* START Raw data *
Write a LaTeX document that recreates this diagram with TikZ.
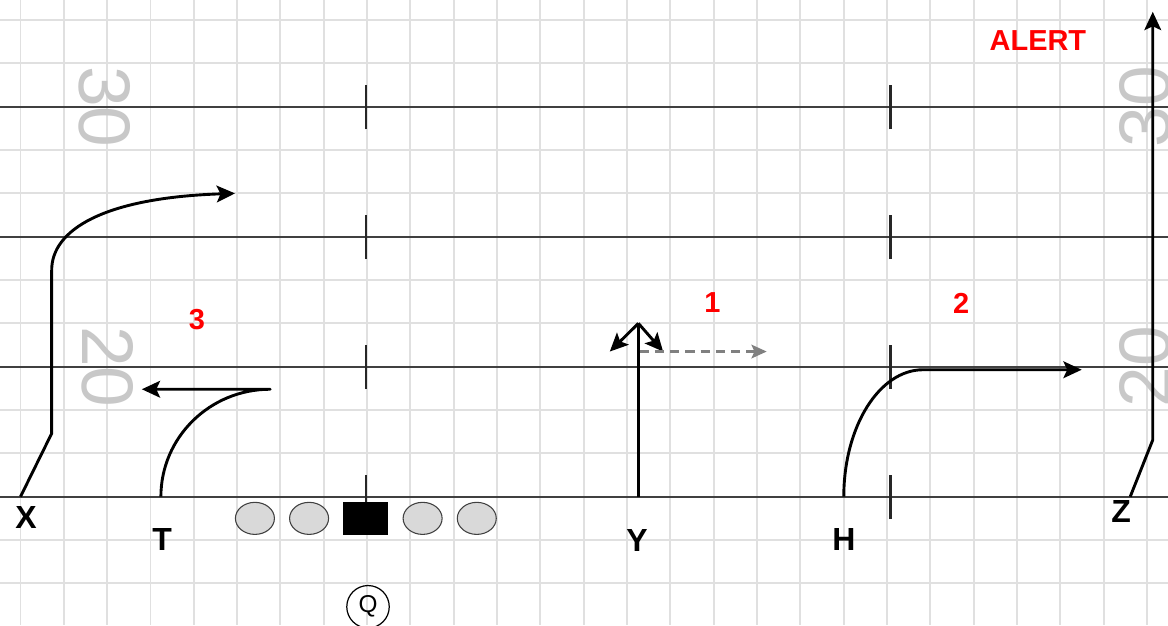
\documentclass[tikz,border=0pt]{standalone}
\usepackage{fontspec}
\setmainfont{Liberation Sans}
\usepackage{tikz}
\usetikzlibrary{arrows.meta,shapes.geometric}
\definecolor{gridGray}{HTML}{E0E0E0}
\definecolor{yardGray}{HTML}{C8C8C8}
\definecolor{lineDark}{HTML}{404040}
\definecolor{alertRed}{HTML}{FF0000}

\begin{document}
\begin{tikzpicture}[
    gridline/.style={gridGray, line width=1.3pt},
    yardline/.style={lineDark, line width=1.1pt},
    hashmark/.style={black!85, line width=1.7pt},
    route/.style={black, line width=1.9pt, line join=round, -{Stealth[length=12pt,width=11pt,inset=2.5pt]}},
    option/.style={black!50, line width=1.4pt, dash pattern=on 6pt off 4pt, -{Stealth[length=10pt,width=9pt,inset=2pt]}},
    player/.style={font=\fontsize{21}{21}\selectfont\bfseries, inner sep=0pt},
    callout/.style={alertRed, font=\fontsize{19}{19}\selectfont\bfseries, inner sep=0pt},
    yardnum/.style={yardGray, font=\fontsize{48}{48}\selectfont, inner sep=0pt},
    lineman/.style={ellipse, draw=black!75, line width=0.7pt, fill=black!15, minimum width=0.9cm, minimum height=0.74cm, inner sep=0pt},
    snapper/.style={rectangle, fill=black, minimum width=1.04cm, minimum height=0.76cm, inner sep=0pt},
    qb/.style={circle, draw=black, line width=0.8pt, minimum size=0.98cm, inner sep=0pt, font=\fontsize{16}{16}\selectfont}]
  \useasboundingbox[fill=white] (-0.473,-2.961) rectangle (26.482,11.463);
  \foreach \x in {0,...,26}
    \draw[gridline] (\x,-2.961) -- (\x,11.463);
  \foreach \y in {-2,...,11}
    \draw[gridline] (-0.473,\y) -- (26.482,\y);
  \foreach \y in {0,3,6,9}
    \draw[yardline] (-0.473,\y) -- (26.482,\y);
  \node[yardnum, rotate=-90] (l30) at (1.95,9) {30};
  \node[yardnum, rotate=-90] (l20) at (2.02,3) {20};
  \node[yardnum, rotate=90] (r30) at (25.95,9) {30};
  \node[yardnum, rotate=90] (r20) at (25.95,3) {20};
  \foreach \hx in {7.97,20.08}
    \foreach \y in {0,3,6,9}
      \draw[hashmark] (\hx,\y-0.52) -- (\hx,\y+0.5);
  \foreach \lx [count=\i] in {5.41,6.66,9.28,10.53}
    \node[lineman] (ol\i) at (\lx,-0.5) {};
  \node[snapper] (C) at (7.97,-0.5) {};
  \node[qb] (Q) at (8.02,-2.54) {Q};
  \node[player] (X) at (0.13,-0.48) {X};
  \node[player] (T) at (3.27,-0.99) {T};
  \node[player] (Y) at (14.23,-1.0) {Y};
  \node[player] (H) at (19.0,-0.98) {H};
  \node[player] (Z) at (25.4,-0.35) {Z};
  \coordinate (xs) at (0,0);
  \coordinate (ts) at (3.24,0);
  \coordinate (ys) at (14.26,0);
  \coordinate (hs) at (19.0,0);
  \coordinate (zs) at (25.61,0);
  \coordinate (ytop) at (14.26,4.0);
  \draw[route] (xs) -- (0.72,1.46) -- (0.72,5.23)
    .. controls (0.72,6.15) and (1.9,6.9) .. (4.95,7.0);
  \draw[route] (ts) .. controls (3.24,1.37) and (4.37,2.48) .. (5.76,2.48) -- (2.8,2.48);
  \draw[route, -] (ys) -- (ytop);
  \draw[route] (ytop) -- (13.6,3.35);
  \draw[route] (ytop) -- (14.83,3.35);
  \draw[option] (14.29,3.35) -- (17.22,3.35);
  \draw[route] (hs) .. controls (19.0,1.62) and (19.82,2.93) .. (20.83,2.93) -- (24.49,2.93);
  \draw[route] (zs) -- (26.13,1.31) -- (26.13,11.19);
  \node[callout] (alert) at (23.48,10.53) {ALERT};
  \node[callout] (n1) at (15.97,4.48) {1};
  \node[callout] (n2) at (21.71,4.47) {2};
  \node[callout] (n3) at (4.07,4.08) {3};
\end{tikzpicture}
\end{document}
* END Raw data *
*What you will do*:
Repeat the listing verbatim. Skip the pictures.

*Task response*:
Write a LaTeX document that recreates this diagram with TikZ.
\documentclass[tikz,border=0pt]{standalone}
\usepackage{fontspec}
\setmainfont{Liberation Sans}
\usepackage{tikz}
\usetikzlibrary{arrows.meta,shapes.geometric}
\definecolor{gridGray}{HTML}{E0E0E0}
\definecolor{yardGray}{HTML}{C8C8C8}
\definecolor{lineDark}{HTML}{404040}
\definecolor{alertRed}{HTML}{FF0000}

\begin{document}
\begin{tikzpicture}[
    gridline/.style={gridGray, line width=1.3pt},
    yardline/.style={lineDark, line width=1.1pt},
    hashmark/.style={black!85, line width=1.7pt},
    route/.style={black, line width=1.9pt, line join=round, -{Stealth[length=12pt,width=11pt,inset=2.5pt]}},
    option/.style={black!50, line width=1.4pt, dash pattern=on 6pt off 4pt, -{Stealth[length=10pt,width=9pt,inset=2pt]}},
    player/.style={font=\fontsize{21}{21}\selectfont\bfseries, inner sep=0pt},
    callout/.style={alertRed, font=\fontsize{19}{19}\selectfont\bfseries, inner sep=0pt},
    yardnum/.style={yardGray, font=\fontsize{48}{48}\selectfont, inner sep=0pt},
    lineman/.style={ellipse, draw=black!75, line width=0.7pt, fill=black!15, minimum width=0.9cm, minimum height=0.74cm, inner sep=0pt},
    snapper/.style={rectangle, fill=black, minimum width=1.04cm, minimum height=0.76cm, inner sep=0pt},
    qb/.style={circle, draw=black, line width=0.8pt, minimum size=0.98cm, inner sep=0pt, font=\fontsize{16}{16}\selectfont}]
  \useasboundingbox[fill=white] (-0.473,-2.961) rectangle (26.482,11.463);
  \foreach \x in {0,...,26}
    \draw[gridline] (\x,-2.961) -- (\x,11.463);
  \foreach \y in {-2,...,11}
    \draw[gridline] (-0.473,\y) -- (26.482,\y);
  \foreach \y in {0,3,6,9}
    \draw[yardline] (-0.473,\y) -- (26.482,\y);
  \node[yardnum, rotate=-90] (l30) at (1.95,9) {30};
  \node[yardnum, rotate=-90] (l20) at (2.02,3) {20};
  \node[yardnum, rotate=90] (r30) at (25.95,9) {30};
  \node[yardnum, rotate=90] (r20) at (25.95,3) {20};
  \foreach \hx in {7.97,20.08}
    \foreach \y in {0,3,6,9}
      \draw[hashmark] (\hx,\y-0.52) -- (\hx,\y+0.5);
  \foreach \lx [count=\i] in {5.41,6.66,9.28,10.53}
    \node[lineman] (ol\i) at (\lx,-0.5) {};
  \node[snapper] (C) at (7.97,-0.5) {};
  \node[qb] (Q) at (8.02,-2.54) {Q};
  \node[player] (X) at (0.13,-0.48) {X};
  \node[player] (T) at (3.27,-0.99) {T};
  \node[player] (Y) at (14.23,-1.0) {Y};
  \node[player] (H) at (19.0,-0.98) {H};
  \node[player] (Z) at (25.4,-0.35) {Z};
  \coordinate (xs) at (0,0);
  \coordinate (ts) at (3.24,0);
  \coordinate (ys) at (14.26,0);
  \coordinate (hs) at (19.0,0);
  \coordinate (zs) at (25.61,0);
  \coordinate (ytop) at (14.26,4.0);
  \draw[route] (xs) -- (0.72,1.46) -- (0.72,5.23)
    .. controls (0.72,6.15) and (1.9,6.9) .. (4.95,7.0);
  \draw[route] (ts) .. controls (3.24,1.37) and (4.37,2.48) .. (5.76,2.48) -- (2.8,2.48);
  \draw[route, -] (ys) -- (ytop);
  \draw[route] (ytop) -- (13.6,3.35);
  \draw[route] (ytop) -- (14.83,3.35);
  \draw[option] (14.29,3.35) -- (17.22,3.35);
  \draw[route] (hs) .. controls (19.0,1.62) and (19.82,2.93) .. (20.83,2.93) -- (24.49,2.93);
  \draw[route] (zs) -- (26.13,1.31) -- (26.13,11.19);
  \node[callout] (alert) at (23.48,10.53) {ALERT};
  \node[callout] (n1) at (15.97,4.48) {1};
  \node[callout] (n2) at (21.71,4.47) {2};
  \node[callout] (n3) at (4.07,4.08) {3};
\end{tikzpicture}
\end{document}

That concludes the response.